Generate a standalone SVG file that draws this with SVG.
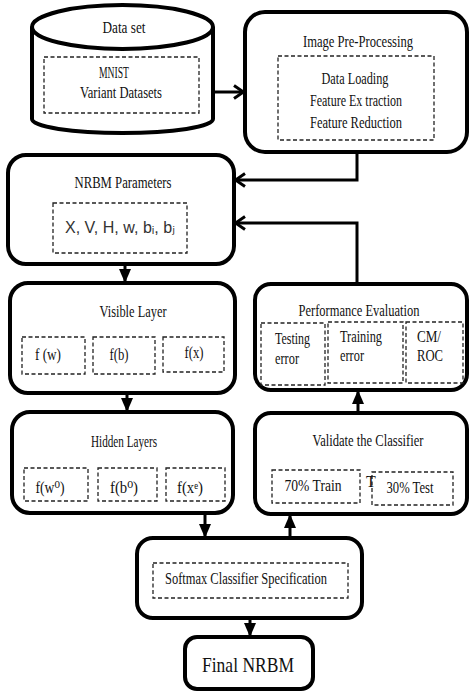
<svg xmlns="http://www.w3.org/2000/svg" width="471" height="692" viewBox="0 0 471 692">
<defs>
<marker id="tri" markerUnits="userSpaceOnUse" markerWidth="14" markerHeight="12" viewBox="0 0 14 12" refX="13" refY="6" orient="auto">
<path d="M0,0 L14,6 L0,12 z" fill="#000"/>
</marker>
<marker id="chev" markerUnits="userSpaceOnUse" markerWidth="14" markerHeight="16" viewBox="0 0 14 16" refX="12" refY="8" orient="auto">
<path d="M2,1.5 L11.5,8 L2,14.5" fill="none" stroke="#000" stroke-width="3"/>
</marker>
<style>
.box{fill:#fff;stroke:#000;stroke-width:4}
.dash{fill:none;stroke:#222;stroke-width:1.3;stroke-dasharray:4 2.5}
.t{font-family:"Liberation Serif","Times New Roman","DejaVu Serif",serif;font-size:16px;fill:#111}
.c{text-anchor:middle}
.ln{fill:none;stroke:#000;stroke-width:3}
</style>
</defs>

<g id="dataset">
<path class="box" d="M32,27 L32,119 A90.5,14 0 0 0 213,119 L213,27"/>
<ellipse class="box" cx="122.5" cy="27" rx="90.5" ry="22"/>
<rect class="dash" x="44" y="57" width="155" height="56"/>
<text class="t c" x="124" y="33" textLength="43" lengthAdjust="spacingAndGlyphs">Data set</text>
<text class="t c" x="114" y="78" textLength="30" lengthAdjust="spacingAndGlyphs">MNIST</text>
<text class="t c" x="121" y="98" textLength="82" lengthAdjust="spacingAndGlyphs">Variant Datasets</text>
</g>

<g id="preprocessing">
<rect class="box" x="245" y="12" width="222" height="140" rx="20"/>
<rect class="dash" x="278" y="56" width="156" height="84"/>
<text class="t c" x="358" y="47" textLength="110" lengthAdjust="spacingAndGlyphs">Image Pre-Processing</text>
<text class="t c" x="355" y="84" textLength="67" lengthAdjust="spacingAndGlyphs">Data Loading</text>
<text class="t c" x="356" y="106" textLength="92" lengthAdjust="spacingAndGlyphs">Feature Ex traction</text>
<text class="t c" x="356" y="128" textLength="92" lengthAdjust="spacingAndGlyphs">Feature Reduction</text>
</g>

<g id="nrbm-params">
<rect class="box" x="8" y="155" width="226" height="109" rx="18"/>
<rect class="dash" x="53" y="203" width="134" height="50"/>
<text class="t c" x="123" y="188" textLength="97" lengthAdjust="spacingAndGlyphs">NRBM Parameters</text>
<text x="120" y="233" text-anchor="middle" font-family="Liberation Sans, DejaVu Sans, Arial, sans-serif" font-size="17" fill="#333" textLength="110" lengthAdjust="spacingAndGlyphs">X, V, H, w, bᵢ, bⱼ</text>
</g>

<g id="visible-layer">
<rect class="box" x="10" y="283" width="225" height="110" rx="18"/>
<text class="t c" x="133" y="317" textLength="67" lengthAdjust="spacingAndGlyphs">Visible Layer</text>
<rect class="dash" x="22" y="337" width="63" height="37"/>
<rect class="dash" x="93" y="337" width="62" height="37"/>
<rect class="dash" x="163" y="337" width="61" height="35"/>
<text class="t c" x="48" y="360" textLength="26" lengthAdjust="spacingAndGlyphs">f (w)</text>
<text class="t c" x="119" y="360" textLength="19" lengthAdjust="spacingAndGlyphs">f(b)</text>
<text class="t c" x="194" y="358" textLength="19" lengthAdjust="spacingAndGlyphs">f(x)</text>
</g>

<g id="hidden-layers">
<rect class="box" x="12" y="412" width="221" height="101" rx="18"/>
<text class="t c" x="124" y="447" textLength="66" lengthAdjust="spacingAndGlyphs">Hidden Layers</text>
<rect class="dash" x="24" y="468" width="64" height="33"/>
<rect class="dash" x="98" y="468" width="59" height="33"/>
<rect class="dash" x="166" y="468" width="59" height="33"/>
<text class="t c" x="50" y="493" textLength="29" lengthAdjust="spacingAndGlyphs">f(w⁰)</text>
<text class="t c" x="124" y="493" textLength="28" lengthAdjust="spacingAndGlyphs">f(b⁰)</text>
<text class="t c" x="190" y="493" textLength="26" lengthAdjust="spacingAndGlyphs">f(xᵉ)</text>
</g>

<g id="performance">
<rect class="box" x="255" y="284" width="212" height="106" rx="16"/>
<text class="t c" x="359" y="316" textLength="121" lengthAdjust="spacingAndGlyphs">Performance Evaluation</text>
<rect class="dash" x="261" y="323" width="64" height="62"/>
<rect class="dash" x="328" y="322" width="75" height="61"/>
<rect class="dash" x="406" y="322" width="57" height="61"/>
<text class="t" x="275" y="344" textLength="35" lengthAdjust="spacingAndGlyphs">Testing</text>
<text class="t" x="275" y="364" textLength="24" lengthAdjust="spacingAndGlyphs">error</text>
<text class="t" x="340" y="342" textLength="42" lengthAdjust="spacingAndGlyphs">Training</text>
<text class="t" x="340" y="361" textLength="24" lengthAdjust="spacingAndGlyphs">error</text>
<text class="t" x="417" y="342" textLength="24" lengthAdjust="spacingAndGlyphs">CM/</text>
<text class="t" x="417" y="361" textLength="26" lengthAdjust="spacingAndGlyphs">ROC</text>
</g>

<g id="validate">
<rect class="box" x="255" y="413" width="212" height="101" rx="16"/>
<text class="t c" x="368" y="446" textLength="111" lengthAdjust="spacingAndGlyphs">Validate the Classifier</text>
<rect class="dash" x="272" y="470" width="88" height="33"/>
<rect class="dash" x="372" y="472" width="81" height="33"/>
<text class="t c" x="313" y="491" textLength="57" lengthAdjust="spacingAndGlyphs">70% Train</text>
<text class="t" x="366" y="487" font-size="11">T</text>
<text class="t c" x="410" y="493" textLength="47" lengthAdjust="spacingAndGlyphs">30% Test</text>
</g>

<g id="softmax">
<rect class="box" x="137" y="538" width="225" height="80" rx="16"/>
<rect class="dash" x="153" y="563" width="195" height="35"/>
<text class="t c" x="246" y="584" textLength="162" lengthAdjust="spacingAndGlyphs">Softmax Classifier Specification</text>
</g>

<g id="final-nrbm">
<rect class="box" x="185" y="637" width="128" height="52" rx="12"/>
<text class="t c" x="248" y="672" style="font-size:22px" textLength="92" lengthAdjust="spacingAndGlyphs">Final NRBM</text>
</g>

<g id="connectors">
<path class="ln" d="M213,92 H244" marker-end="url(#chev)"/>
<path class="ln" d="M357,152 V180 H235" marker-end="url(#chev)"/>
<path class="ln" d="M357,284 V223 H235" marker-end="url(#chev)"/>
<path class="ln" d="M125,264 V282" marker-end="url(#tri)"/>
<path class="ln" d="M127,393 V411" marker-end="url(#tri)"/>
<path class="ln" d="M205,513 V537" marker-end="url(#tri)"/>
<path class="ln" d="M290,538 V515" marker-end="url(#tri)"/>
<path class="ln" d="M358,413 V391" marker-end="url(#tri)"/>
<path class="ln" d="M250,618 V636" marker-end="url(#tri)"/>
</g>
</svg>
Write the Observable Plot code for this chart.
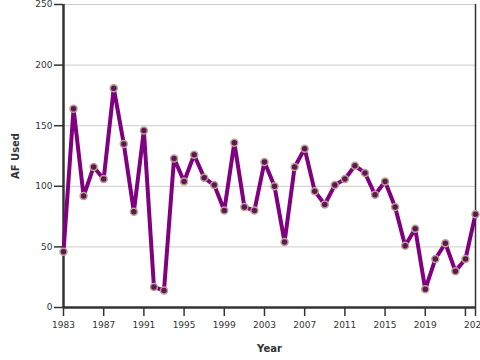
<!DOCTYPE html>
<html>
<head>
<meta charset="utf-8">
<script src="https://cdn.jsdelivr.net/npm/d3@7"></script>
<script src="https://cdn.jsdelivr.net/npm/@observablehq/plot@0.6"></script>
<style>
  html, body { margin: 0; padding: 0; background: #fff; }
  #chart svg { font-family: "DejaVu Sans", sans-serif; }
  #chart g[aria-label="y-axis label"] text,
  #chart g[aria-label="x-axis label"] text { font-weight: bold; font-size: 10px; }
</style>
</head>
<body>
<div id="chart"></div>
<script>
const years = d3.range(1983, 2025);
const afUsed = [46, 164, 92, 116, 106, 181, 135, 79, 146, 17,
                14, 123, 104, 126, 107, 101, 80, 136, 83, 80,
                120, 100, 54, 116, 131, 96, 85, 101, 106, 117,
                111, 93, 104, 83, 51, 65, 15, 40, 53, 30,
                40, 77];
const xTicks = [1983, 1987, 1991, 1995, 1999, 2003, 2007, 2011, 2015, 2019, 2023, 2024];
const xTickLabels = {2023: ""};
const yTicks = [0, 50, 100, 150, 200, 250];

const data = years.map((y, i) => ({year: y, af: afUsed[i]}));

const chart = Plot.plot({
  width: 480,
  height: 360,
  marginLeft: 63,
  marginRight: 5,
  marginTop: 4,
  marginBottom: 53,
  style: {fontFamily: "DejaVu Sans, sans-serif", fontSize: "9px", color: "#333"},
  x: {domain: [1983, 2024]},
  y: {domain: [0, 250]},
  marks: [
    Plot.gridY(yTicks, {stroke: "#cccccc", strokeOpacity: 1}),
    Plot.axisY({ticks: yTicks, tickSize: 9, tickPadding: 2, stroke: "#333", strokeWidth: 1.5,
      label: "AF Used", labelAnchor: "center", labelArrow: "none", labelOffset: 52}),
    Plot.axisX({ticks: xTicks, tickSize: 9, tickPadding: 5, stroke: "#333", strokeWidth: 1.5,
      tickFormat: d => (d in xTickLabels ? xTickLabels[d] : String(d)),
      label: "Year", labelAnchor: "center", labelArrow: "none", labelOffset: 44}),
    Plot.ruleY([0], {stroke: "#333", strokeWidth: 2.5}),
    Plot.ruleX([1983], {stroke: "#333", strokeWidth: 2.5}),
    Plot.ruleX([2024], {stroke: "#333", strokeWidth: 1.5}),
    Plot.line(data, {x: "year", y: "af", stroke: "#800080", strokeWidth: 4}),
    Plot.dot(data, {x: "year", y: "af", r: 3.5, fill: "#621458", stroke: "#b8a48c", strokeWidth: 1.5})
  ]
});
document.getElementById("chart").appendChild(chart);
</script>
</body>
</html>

Goal.
Identify all lines where the word "chart" shows up. Copy them.

Final result.
Write the Observable Plot code for this chart.
  #chart svg { font-family: "DejaVu Sans", sans-serif; }
  #chart g[aria-label="y-axis label"] text,
  #chart g[aria-label="x-axis label"] text { font-weight: bold; font-size: 10px; }
<div id="chart"></div>
const chart = Plot.plot({
document.getElementById("chart").appendChild(chart);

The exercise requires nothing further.